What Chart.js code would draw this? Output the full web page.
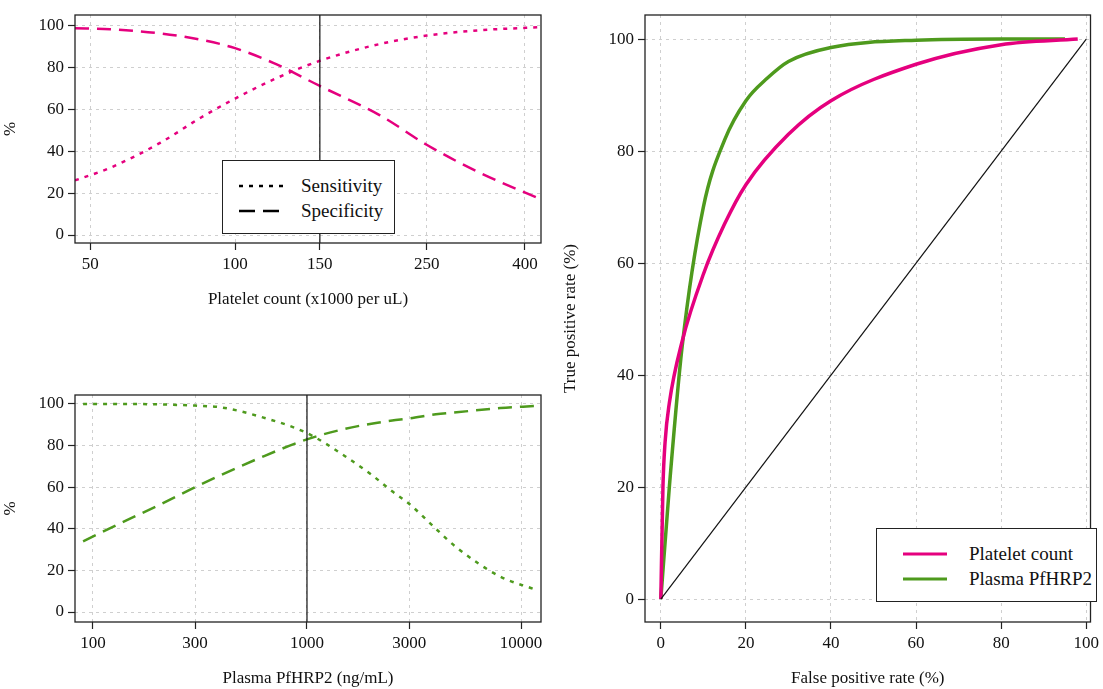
<!DOCTYPE html>
<html><head><meta charset="utf-8">
<script src="https://cdn.jsdelivr.net/npm/chart.js@4"></script>
<style>
body{margin:0;background:#fff;width:1103px;height:689px;overflow:hidden;position:relative;font-family:"Liberation Serif","DejaVu Serif",serif;}
.c{position:absolute;}
.leg{position:absolute;border:1.3px solid #222;background:#fff;font-size:19px;color:#111;}
.leg div{display:flex;align-items:center;height:25px;}
.leg svg{margin:0 14px 0 14px;}
</style></head><body>
<div class="c" style="left:0;top:0;width:560px;height:310px"><canvas id="c1"></canvas></div>
<div class="c" style="left:0;top:380px;width:560px;height:309px"><canvas id="c2"></canvas></div>
<div class="c" style="left:560px;top:0;width:543px;height:689px"><canvas id="c3"></canvas></div>
<div class="leg" style="left:222px;top:160px;width:173px;height:74px;padding-top:12px;box-sizing:border-box">
 <div><svg width="50" height="4"><line x1="2" y1="2" x2="48" y2="2" stroke="#000" stroke-width="2.5" stroke-dasharray="4,6"/></svg>Sensitivity</div>
 <div><svg width="50" height="4"><line x1="2" y1="2" x2="48" y2="2" stroke="#000" stroke-width="2.5" stroke-dasharray="16,8"/></svg>Specificity</div>
</div>
<div class="leg" style="left:876px;top:528px;width:221px;height:74px;padding-top:12px;box-sizing:border-box">
 <div><svg width="44" height="4" style="margin:0 22px 0 26px"><line x1="0" y1="2" x2="44" y2="2" stroke="#E5007E" stroke-width="3"/></svg>Platelet count</div>
 <div><svg width="44" height="4" style="margin:0 22px 0 26px"><line x1="0" y1="2" x2="44" y2="2" stroke="#4E9A1D" stroke-width="3"/></svg>Plasma PfHRP2</div>
</div>
<script>
const PINK="#E5007E", GREEN="#4E9A1D";
// Panel 1: platelet count
const plateletX   =[46.5,55,70,85,100,120,150,200,250,320,432];
const plateletSens=[26,32,44,56,65,74,83,91,95,97.5,99];
const plateletSpec=[98.5,98,96,93,89,82,71,57,43,30,17];
const plateletTicks=[50,100,150,250,400];
// Panel 2: plasma PfHRP2
const hrpX   =[90,150,200,300,400,600,1000,1500,2000,2500,3000,4000,5000,8000,11500];
const hrpSens=[100,100,99.8,99.2,98.3,94,86,75,66,58,52,40,31,17,11];
const hrpSpec=[34,45,51,60,66,74,83,88,90.5,92,93,95,96,98,99];
const hrpTicks=[100,300,1000,3000,10000];
// Panel 3: ROC
const rocPlateletFPR=[0,0.5,1,2,5,10,15,20,30,40,60,80,98];
const rocPlateletTPR=[0,20,28,35,46,58,67,74,83,89,95.5,99,100];
const rocHrpFPR=[0,2,5,10,15,20,25,30,40,60,80,95];
const rocHrpTPR=[0,20,45,70,82,89,93,96,98.5,99.8,100,100];
const linTicks=[0,20,40,60,80,100];

const F={family:"'Liberation Serif', serif",size:17};
Chart.defaults.color="#111";
const zip=(a,b)=>a.map((v,i)=>({x:v,y:b[i]}));
const boxPlugin={id:'box',afterDatasetsDraw(ch,a,o){const c=ch.ctx,A=ch.chartArea;c.save();
 if(o.vline!=null){const x=ch.scales.x.getPixelForValue(o.vline);c.strokeStyle='#111';c.lineWidth=1.2;c.beginPath();c.moveTo(x,A.top);c.lineTo(x,A.bottom);c.stroke();}
 c.strokeStyle='#222';c.lineWidth=1.3;c.strokeRect(A.left,A.top,A.right-A.left,A.bottom-A.top);c.restore();}};
function axis(type,min,max,ticks,title,size,pad){
 return {type,min,max,
  afterBuildTicks:s=>{s.ticks=ticks.map(v=>({value:v}));},
  afterFit:s=>{if(s.isHorizontal())s.height=size;else s.width=size;},
  ticks:{font:F,color:'#111',autoSkip:false,maxRotation:0,padding:4,callback:v=>String(v)},
  grid:{color:'#cfcfcf',tickBorderDash:[],tickColor:'#222',tickLength:7,tickWidth:1.2,lineWidth:1},
  border:{display:false,dash:[3,4]},
  title:{display:true,text:title,font:F,color:'#111',padding:pad}};
}
function mk(id,datasets,x,y,pad,vline){
 new Chart(document.getElementById(id),{type:'line',data:{datasets},
  options:{responsive:true,maintainAspectRatio:false,animation:false,
   layout:{padding:pad},
   plugins:{legend:{display:false},tooltip:{enabled:false},box:{vline}},
   elements:{point:{radius:0},line:{cubicInterpolationMode:'monotone'}},
   scales:{x,y}},plugins:[boxPlugin]});
}
mk('c1',[
 {data:zip(plateletX,plateletSens),borderColor:PINK,borderWidth:2.5,borderDash:[4,6]},
 {data:zip(plateletX,plateletSpec),borderColor:PINK,borderWidth:2.5,borderDash:[14,8]}],
 axis('logarithmic',46.5,432,plateletTicks,'Platelet count (x1000 per uL)',67,{top:12,bottom:0}),
 axis('linear',-3.8,104.8,linTicks,'%',75,{top:0,bottom:25}),
 {top:15,right:19},150);
mk('c2',[
 {data:zip(hrpX,hrpSens),borderColor:GREEN,borderWidth:2.5,borderDash:[4,6]},
 {data:zip(hrpX,hrpSpec),borderColor:GREEN,borderWidth:2.5,borderDash:[14,8]}],
 axis('logarithmic',82.5,12390,hrpTicks,'Plasma PfHRP2 (ng/mL)',67,{top:12,bottom:0}),
 axis('linear',-4.8,104.3,linTicks,'%',75,{top:0,bottom:25}),
 {top:15,right:19},1000);
mk('c3',[
 {data:[{x:0,y:0},{x:100,y:100}],borderColor:'#111',borderWidth:1.2,cubicInterpolationMode:'default',tension:0},
 {data:zip(rocPlateletFPR,rocPlateletTPR),borderColor:PINK,borderWidth:3.5},
 {data:zip(rocHrpFPR,rocHrpTPR),borderColor:GREEN,borderWidth:3.5}],
 axis('linear',-3.72,101.0,linTicks,'False positive rate (%)',67,{top:12,bottom:0}),
 axis('linear',-4.1,104.3,linTicks,'True positive rate (%)',85,{top:0,bottom:20}),
 {top:15,right:0},null);
</script></body></html>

WHAT THE EXERCISE ASKS
Copy the data word for word. Pictures do not go in the copy.

RESULT OF THIS TASK
What Chart.js code would draw this? Output the full web page.
<!DOCTYPE html>
<html><head><meta charset="utf-8">
<script src="https://cdn.jsdelivr.net/npm/chart.js@4"></script>
<style>
body{margin:0;background:#fff;width:1103px;height:689px;overflow:hidden;position:relative;font-family:"Liberation Serif","DejaVu Serif",serif;}
.c{position:absolute;}
.leg{position:absolute;border:1.3px solid #222;background:#fff;font-size:19px;color:#111;}
.leg div{display:flex;align-items:center;height:25px;}
.leg svg{margin:0 14px 0 14px;}
</style></head><body>
<div class="c" style="left:0;top:0;width:560px;height:310px"><canvas id="c1"></canvas></div>
<div class="c" style="left:0;top:380px;width:560px;height:309px"><canvas id="c2"></canvas></div>
<div class="c" style="left:560px;top:0;width:543px;height:689px"><canvas id="c3"></canvas></div>
<div class="leg" style="left:222px;top:160px;width:173px;height:74px;padding-top:12px;box-sizing:border-box">
 <div><svg width="50" height="4"><line x1="2" y1="2" x2="48" y2="2" stroke="#000" stroke-width="2.5" stroke-dasharray="4,6"/></svg>Sensitivity</div>
 <div><svg width="50" height="4"><line x1="2" y1="2" x2="48" y2="2" stroke="#000" stroke-width="2.5" stroke-dasharray="16,8"/></svg>Specificity</div>
</div>
<div class="leg" style="left:876px;top:528px;width:221px;height:74px;padding-top:12px;box-sizing:border-box">
 <div><svg width="44" height="4" style="margin:0 22px 0 26px"><line x1="0" y1="2" x2="44" y2="2" stroke="#E5007E" stroke-width="3"/></svg>Platelet count</div>
 <div><svg width="44" height="4" style="margin:0 22px 0 26px"><line x1="0" y1="2" x2="44" y2="2" stroke="#4E9A1D" stroke-width="3"/></svg>Plasma PfHRP2</div>
</div>
<script>
const PINK="#E5007E", GREEN="#4E9A1D";
// Panel 1: platelet count
const plateletX   =[46.5,55,70,85,100,120,150,200,250,320,432];
const plateletSens=[26,32,44,56,65,74,83,91,95,97.5,99];
const plateletSpec=[98.5,98,96,93,89,82,71,57,43,30,17];
const plateletTicks=[50,100,150,250,400];
// Panel 2: plasma PfHRP2
const hrpX   =[90,150,200,300,400,600,1000,1500,2000,2500,3000,4000,5000,8000,11500];
const hrpSens=[100,100,99.8,99.2,98.3,94,86,75,66,58,52,40,31,17,11];
const hrpSpec=[34,45,51,60,66,74,83,88,90.5,92,93,95,96,98,99];
const hrpTicks=[100,300,1000,3000,10000];
// Panel 3: ROC
const rocPlateletFPR=[0,0.5,1,2,5,10,15,20,30,40,60,80,98];
const rocPlateletTPR=[0,20,28,35,46,58,67,74,83,89,95.5,99,100];
const rocHrpFPR=[0,2,5,10,15,20,25,30,40,60,80,95];
const rocHrpTPR=[0,20,45,70,82,89,93,96,98.5,99.8,100,100];
const linTicks=[0,20,40,60,80,100];

const F={family:"'Liberation Serif', serif",size:17};
Chart.defaults.color="#111";
const zip=(a,b)=>a.map((v,i)=>({x:v,y:b[i]}));
const boxPlugin={id:'box',afterDatasetsDraw(ch,a,o){const c=ch.ctx,A=ch.chartArea;c.save();
 if(o.vline!=null){const x=ch.scales.x.getPixelForValue(o.vline);c.strokeStyle='#111';c.lineWidth=1.2;c.beginPath();c.moveTo(x,A.top);c.lineTo(x,A.bottom);c.stroke();}
 c.strokeStyle='#222';c.lineWidth=1.3;c.strokeRect(A.left,A.top,A.right-A.left,A.bottom-A.top);c.restore();}};
function axis(type,min,max,ticks,title,size,pad){
 return {type,min,max,
  afterBuildTicks:s=>{s.ticks=ticks.map(v=>({value:v}));},
  afterFit:s=>{if(s.isHorizontal())s.height=size;else s.width=size;},
  ticks:{font:F,color:'#111',autoSkip:false,maxRotation:0,padding:4,callback:v=>String(v)},
  grid:{color:'#cfcfcf',tickBorderDash:[],tickColor:'#222',tickLength:7,tickWidth:1.2,lineWidth:1},
  border:{display:false,dash:[3,4]},
  title:{display:true,text:title,font:F,color:'#111',padding:pad}};
}
function mk(id,datasets,x,y,pad,vline){
 new Chart(document.getElementById(id),{type:'line',data:{datasets},
  options:{responsive:true,maintainAspectRatio:false,animation:false,
   layout:{padding:pad},
   plugins:{legend:{display:false},tooltip:{enabled:false},box:{vline}},
   elements:{point:{radius:0},line:{cubicInterpolationMode:'monotone'}},
   scales:{x,y}},plugins:[boxPlugin]});
}
mk('c1',[
 {data:zip(plateletX,plateletSens),borderColor:PINK,borderWidth:2.5,borderDash:[4,6]},
 {data:zip(plateletX,plateletSpec),borderColor:PINK,borderWidth:2.5,borderDash:[14,8]}],
 axis('logarithmic',46.5,432,plateletTicks,'Platelet count (x1000 per uL)',67,{top:12,bottom:0}),
 axis('linear',-3.8,104.8,linTicks,'%',75,{top:0,bottom:25}),
 {top:15,right:19},150);
mk('c2',[
 {data:zip(hrpX,hrpSens),borderColor:GREEN,borderWidth:2.5,borderDash:[4,6]},
 {data:zip(hrpX,hrpSpec),borderColor:GREEN,borderWidth:2.5,borderDash:[14,8]}],
 axis('logarithmic',82.5,12390,hrpTicks,'Plasma PfHRP2 (ng/mL)',67,{top:12,bottom:0}),
 axis('linear',-4.8,104.3,linTicks,'%',75,{top:0,bottom:25}),
 {top:15,right:19},1000);
mk('c3',[
 {data:[{x:0,y:0},{x:100,y:100}],borderColor:'#111',borderWidth:1.2,cubicInterpolationMode:'default',tension:0},
 {data:zip(rocPlateletFPR,rocPlateletTPR),borderColor:PINK,borderWidth:3.5},
 {data:zip(rocHrpFPR,rocHrpTPR),borderColor:GREEN,borderWidth:3.5}],
 axis('linear',-3.72,101.0,linTicks,'False positive rate (%)',67,{top:12,bottom:0}),
 axis('linear',-4.1,104.3,linTicks,'True positive rate (%)',85,{top:0,bottom:20}),
 {top:15,right:0},null);
</script></body></html>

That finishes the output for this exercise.